Last month (August 22), we shared a Facebook post about countries that have banned ballet dancing (Germany, Sweden, Japan, Kuwait, Iran, Afghanistan). Well, we have decided to dig deeper into more details on why these countries have banned dancing all together. Some countries, like Germany and Sweden, have banned dancing for a specific period of time or under specific conditions.
Germany’s banning of dancing is more of an anachronism issue than an actual threat to society or dancers. Dancing, especially in public, is only banned during Easter weekend and Christmas Eve as a respectful act for the Holidays. Although this happens to be a national law, some 3 of the state’s only abide by the rule for a portion of the day. Some of Germany’s states even prohibit public display of music all together.
Sweden is another country where its banning of dancing is more of an anachronism issue rather than a threat to dancers. Unlike Germany, however, the public dancing is prohibited all year round. If bars, clubs, or restaurants wanted to offer a dancing safe heaven, they would need a dancing permit. The reason for this is because authorities believe dancing creates chaos and must be regulated.

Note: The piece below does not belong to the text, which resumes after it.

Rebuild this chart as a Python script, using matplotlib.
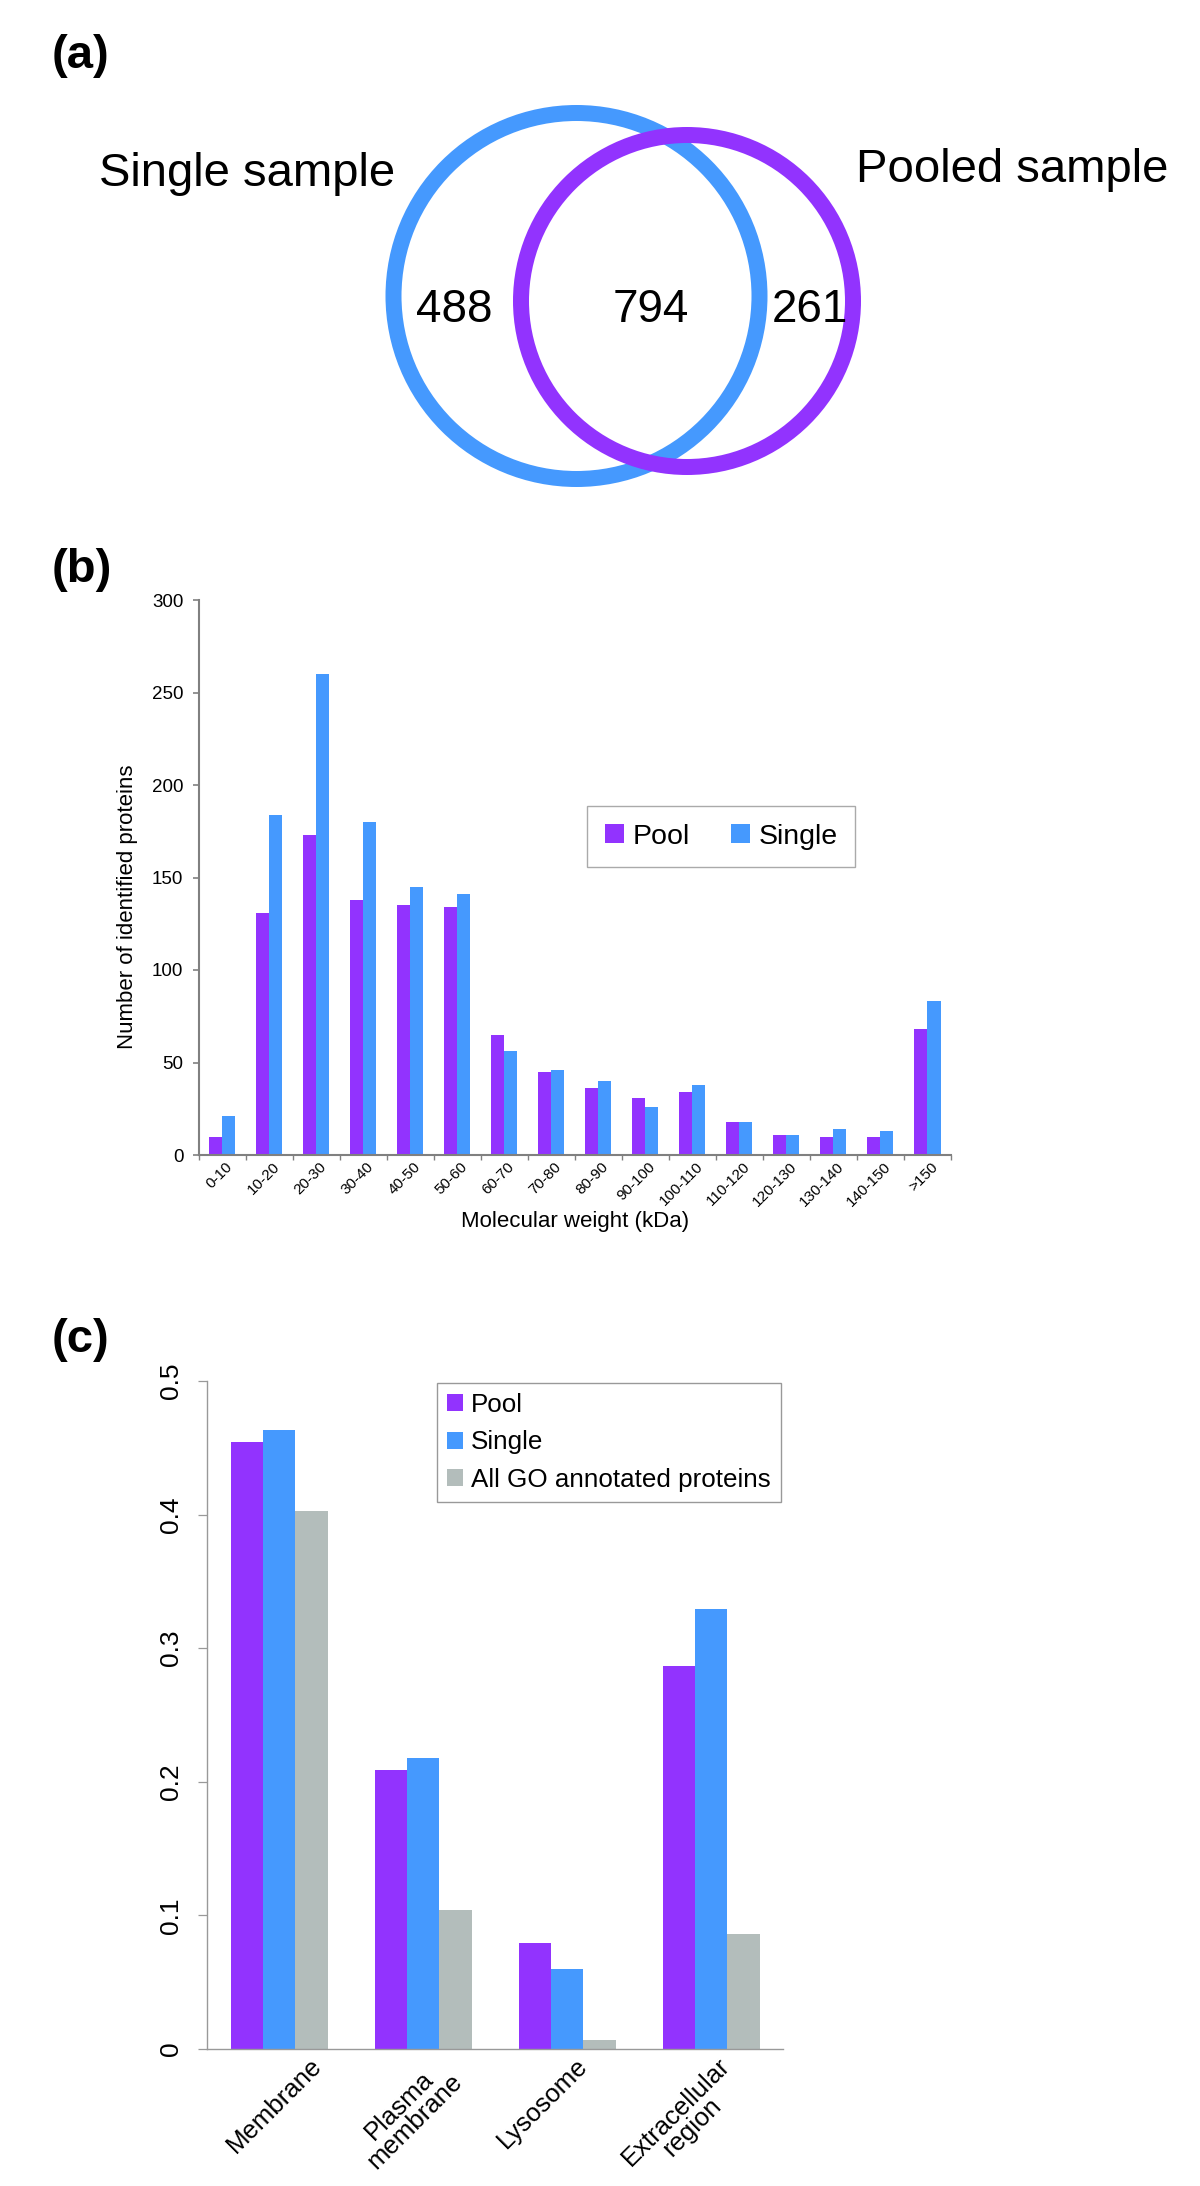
import matplotlib
matplotlib.use('Agg')
import matplotlib.pyplot as plt
from matplotlib.patches import Circle
import matplotlib.transforms as mtransforms
import numpy as np

plt.rcParams['font.family'] = ['Liberation Sans', 'DejaVu Sans']

# ---------------- data ----------------
# Panel (a): Venn diagram
venn_set_names = ['Single sample', 'Pooled sample']
venn_counts = [488, 794, 261]   # single only, shared, pooled only

# Panel (b): molecular weight distribution
mw_bins = ['0-10', '10-20', '20-30', '30-40', '40-50', '50-60', '60-70', '70-80',
           '80-90', '90-100', '100-110', '110-120', '120-130', '130-140', '140-150', '>150']
pool_counts = [10, 131, 173, 138, 135, 134, 65, 45, 36, 31, 34, 18, 11, 10, 10, 68]
single_counts = [21, 184, 260, 180, 145, 141, 56, 46, 40, 26, 38, 18, 11, 14, 13, 83]

# Panel (c): GO cellular component fractions
go_terms = ['Membrane', 'Plasma\nmembrane', 'Lysosome', 'Extracellular\nregion']
go_pool = [0.454, 0.209, 0.079, 0.287]
go_single = [0.463, 0.218, 0.060, 0.329]
go_all = [0.403, 0.104, 0.0065, 0.086]
series_names = ['Pool', 'Single', 'All GO annotated proteins']

PURPLE = '#9233FE'
BLUE = '#4599FE'
GREY = '#B3BDBB'

W, H = 1200, 2186
fig = plt.figure(figsize=(W / 100, H / 100), dpi=100)

# overlay axes in pixel coordinates (for Venn and panel letters)
ax0 = fig.add_axes([0, 0, 1, 1])
ax0.set_xlim(0, W)
ax0.set_ylim(H, 0)
ax0.axis('off')
ax0.set_zorder(-1)

# ---------------- panel (a) ----------------
lw_px = 16
ax0.add_patch(Circle((576.5, 296), 183, fill=False, ec=BLUE, lw=lw_px * 0.72))
ax0.add_patch(Circle((687, 301), 166, fill=False, ec=PURPLE, lw=lw_px * 0.72))
ax0.text(454, 322.5, str(venn_counts[0]), ha='center', va='baseline', fontsize=33)
ax0.text(651, 322.5, str(venn_counts[1]), ha='center', va='baseline', fontsize=33)
ax0.text(810, 322.5, str(venn_counts[2]), ha='center', va='baseline', fontsize=33)
ax0.text(247, 186.4, venn_set_names[0], ha='center', va='baseline', fontsize=34)
ax0.text(1012, 182, venn_set_names[1], ha='center', va='baseline', fontsize=34)

for lab, yb in [('(a)', 68), ('(b)', 582), ('(c)', 1352)]:
    ax0.text(52, yb, lab, ha='left', va='baseline', fontsize=34, fontweight='bold')

# ---------------- panel (b) ----------------
axb = fig.add_axes([198.7 / W, 1 - 1155 / H, (951 - 198.7) / W, (1155 - 600) / H])
x = np.arange(len(mw_bins))
bw = 0.277
axb.bar(x - bw / 2, pool_counts, bw, color=PURPLE, label='Pool')
axb.bar(x + bw / 2, single_counts, bw, color=BLUE, label='Single')
axb.set_xlim(-0.5, len(mw_bins) - 0.5)
axb.set_ylim(0, 300)
axb.set_yticks(np.arange(0, 301, 50))
for s in ['top', 'right']:
    axb.spines[s].set_visible(False)
for s in ['left', 'bottom']:
    axb.spines[s].set_color('#808080')
    axb.spines[s].set_linewidth(1.5)
axb.tick_params(axis='y', length=4.5, width=1.2, color='#808080', pad=6.5, labelsize=13.5)
axb.set_xticks(x)
axb.set_xticks(np.arange(-0.5, len(mw_bins), 1), minor=True)
axb.tick_params(axis='x', which='major', length=0, pad=3.5)
axb.tick_params(axis='x', which='minor', length=3.6, width=1.0, color='#808080')
axb.set_xticklabels(mw_bins, rotation=45, ha='right', va='top', fontsize=11)
off = mtransforms.ScaledTranslation(13 / 100, 0, fig.dpi_scale_trans)
for t in axb.get_xticklabels():
    t.set_transform(t.get_transform() + off)
fig.text(127 / W, 1 - 907 / H, 'Number of identified proteins', rotation=90,
         ha='center', va='center', fontsize=16)
fig.text(575 / W, 1 - 1222 / H, 'Molecular weight (kDa)', ha='center', va='center', fontsize=16)
legb = axb.legend(loc='upper left', bbox_to_anchor=(587 / W, 1 - 806 / H),
                  bbox_transform=fig.transFigure, ncol=2, fontsize=20.5,
                  handlelength=0.67, handleheight=0.67, handletextpad=0.3,
                  columnspacing=1.45, borderpad=0.62, borderaxespad=0,
                  fancybox=False, framealpha=1)
legb.get_frame().set_edgecolor('#AAAAAA')
legb.get_frame().set_linewidth(1.0)

# ---------------- panel (c) ----------------
axc = fig.add_axes([207.3 / W, 1 - 2049 / H, (783.3 - 207.3) / W, (2049 - 1381) / H])
xc = np.arange(len(go_terms))
cw = 0.224
axc.bar(xc - cw, go_pool, cw, color=PURPLE, label=series_names[0])
axc.bar(xc, go_single, cw, color=BLUE, label=series_names[1])
axc.bar(xc + cw, go_all, cw, color=GREY, label=series_names[2])
axc.set_xlim(-0.5, len(go_terms) - 0.5)
axc.set_ylim(0, 0.5)
axc.set_yticks(np.arange(0, 0.51, 0.1))
axc.set_yticklabels(['0', '0.1', '0.2', '0.3', '0.4', '0.5'], rotation=90, va='center')
for s in ['top', 'right']:
    axc.spines[s].set_visible(False)
for s in ['left', 'bottom']:
    axc.spines[s].set_color('#999999')
    axc.spines[s].set_linewidth(1.0)
axc.tick_params(axis='y', length=6.5, width=0.9, color='#999999', pad=11, labelsize=19)
label_shift = [-0.03, -0.11, -0.17, -0.19]
axc.set_xticks(xc + np.array(label_shift))
axc.set_xticklabels(go_terms, rotation=45, ha='center', va='top', fontsize=18.5,
                    multialignment='center', linespacing=0.92)
axc.tick_params(axis='x', length=0, pad=3.0)
legc = axc.legend(loc='upper left', bbox_to_anchor=(437 / W, 1 - 1383 / H),
                  bbox_transform=fig.transFigure, fontsize=18.7,
                  handlelength=0.63, handleheight=0.63, handletextpad=0.3,
                  labelspacing=0.52, borderpad=0.38, borderaxespad=0,
                  fancybox=False, framealpha=1)
legc.get_frame().set_edgecolor('#999999')
legc.get_frame().set_linewidth(1.0)

fig.savefig('out.png', dpi=100)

After WWII, Japanese authorities banned dancing since nightclubs tended to turn into “hotbeds for prostitution.” In order for clubs to allow dancing, they also have to apply for a dance permit. Even though this has been in the books for many years, some authorities tend to be more flexible to the rules.
Kuwait’s strict views against dancing are believed to be “symptoms” of the Islamist past. Dancing, including jumping and head banging, is prohibited even at concerts. Fans of artist are limited to swaying and hand clapping at concerts.
Post Iranian Revolution, women have been banned from dancing in public, co-ed dance, and wearing costumes that expose skin.
Afghanistan has banned public dancing many years ago and listening to music all together. However, some areas allow bacha bazi (boys for play) in private homes.